I will, however, put up a fight that Chocolat is a great food movie, because food plays such a main role that it’s hardly even a metaphor any more; without any of the conflict in which chocolate plays a part, you’d still have a perfectly good short film about a lady in a snappy cloak who comes to town and makes awesome goodies in a big gorgeous montage of mole sauce and hot chocolate and almond cake, and the village loves everything and parties forever, the end.
Plus, I’m just a sucker for a nice mise-en-scene every once in a while.

Johannes Vermeer, Juliette Binoche with Milk Pitcher, 1658
Just saying.
Mar
9
2010
I don’t know if you’ve noticed, but I really like talking about movies. Fair Food Fight also noticed, and asked me if I would be interested in starting a blog series there, reporting (and snarking) on food in film.
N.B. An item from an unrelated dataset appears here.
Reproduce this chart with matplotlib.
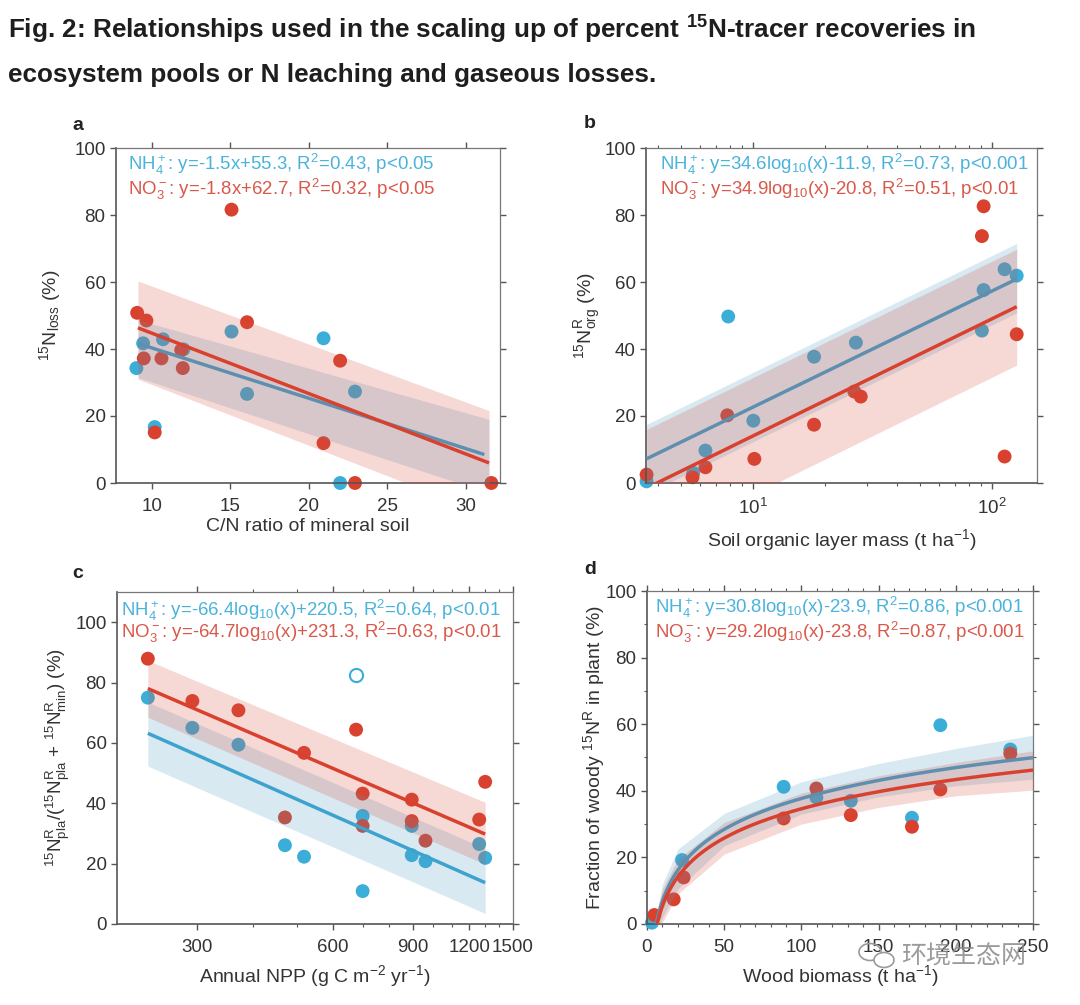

Don’t have to ask me twice!
Welcome to Fair Food Fight Films, awesomely abbreviated FFFFilms, which sounds like you’re about to cuss if you say it out loud, so that’s not recommended unless you say all the words. It will cover food in movies, from those which are entirely about food (like Big Night) to those that simply use food in world-building (Chicken goooood).

For the initial offering, the clear front-runner was Babette’s Feast. It’s about food, it’s about food as metaphor, and more than anything, it’s about a village full of the most emotionally constipated, ungrateful folk you’ll ever find.
I mention this more over at Fair Food Fight, but it bugged me so much I’m laying it down here, too; there’s a huge “art doesn’t require gratitude” theme in this movie hammered home by poor Babette slaving away in the kitchen and never hearing word one about how delicious it was. I completely understand, cinematically, why it was there. But I was also raised that you thank the person who cooked the meal, even if you can’t bear the idea of gnawing the head off the guinea fowl up there and end up eating nothing but puff pastry and gravy with one eye closed. It’s just manners, metaphorically-saturated village people, damn!